Cast: Björk, Catherine Deneuve, Peter Stormare

Director: Lars von Trier

Screenplay: Lars von Trier

Running time: 2 hrs 21 mins

Genre: Drama/Musical



CRITIQUE:


Lars von Trier’s Dancer in the Dark is an odd beast. It is a musical, yet also an anti-musical at once. It bears a self-conscious knowledge of cinema, how the medium can blur the lines between the fantasy and reality, the limits of imagination and filmmaking itself. One of von Trier’s testament of the filmic movement Dogme 95 (which stipulates that cinematic works be shot in the rather rudimentary DV cameras, hence the home-video look), following Breaking the Waves and The Idiots, it works as both a critique and meditation of the Hollywood musicals where, in Björk’s Selma’s words, ‘nothing can go wrong’. But of course, in the projected reality of this film, if you’re a Czech immigrant in America, working in an aluminium sink factory (allusion to the kitchen-sink drama) and going blind, everything and anything can go wrong.
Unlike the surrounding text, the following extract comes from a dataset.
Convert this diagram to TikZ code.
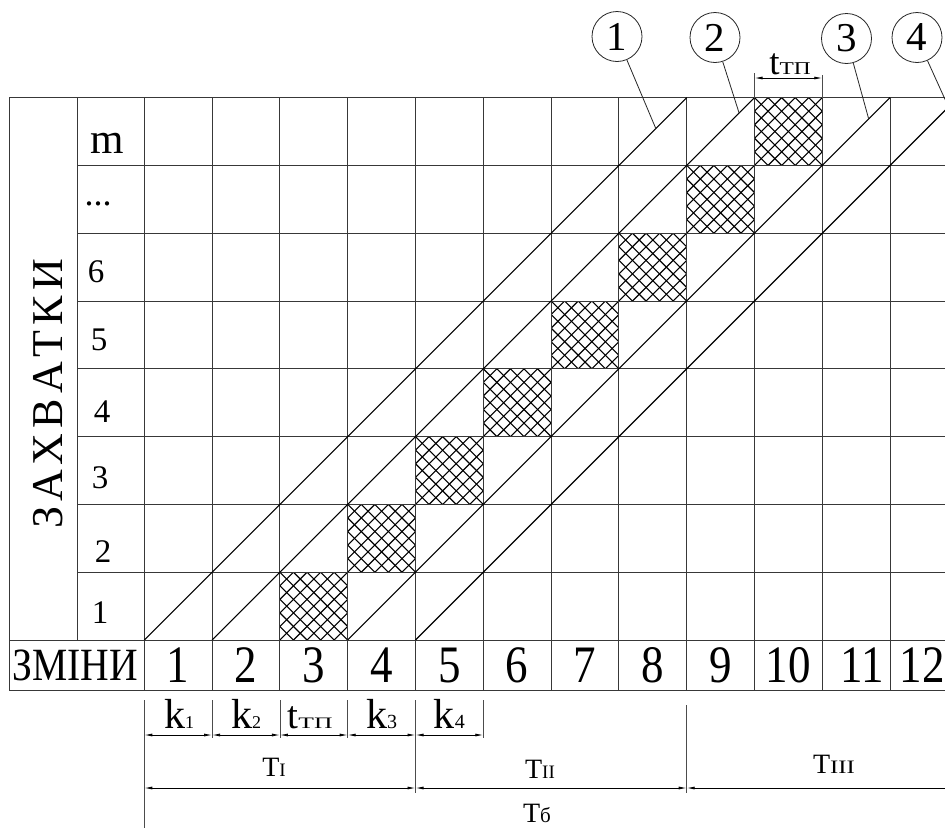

What is more, if you have a child who suffers the same genetic disorder. This is the bleakest musical you’ll ever see in your life, with a touch of sepia tones, telling a story of a suffering woman robbed of her sight, her financial resources, which would secure her son’s surgery, and unjustly executed. There are moments of sheer genius here: musical setpieces stirred from Selma’s daydreams, where Björk’s eccentric music somehow makes sense in the context of Selma’s circumstances. The factory’s cacophony of drilling, mechanical noises somehow create a harmony of sounds. Standout scenes such as the sequence on the rail tracks where Selma heartrendingly sings her soul out that her eyes have seen enough; the aftermath of the murder where Selma waltzes with her victim, forgiving her, and the devastating rendition of The Sound of Music’s My Favourite Things in a prison cell – these are pure escapist sequences, literally used in the film as an excuse for Selma’s character to flee the harsh realities of her cruel world. Björk may have been remembered as the one that wore a swan-frocked ensemble at Oscars red carpet, but her performance her should never be underestimated. It’s an emotional rollercoaster, and Björk delivers here that’s beyond words. She declared that she will never act again. Consider it one of a kind.



VERDICT:

Bleak, chronically heartbreaking and devastatingly powerful, Dancer in the Dark is a matchless work from one of cinema’s distinctive voices. Lars von Trier has captured something here that transcends limitations of genre. A box of Kleenex is prescribed.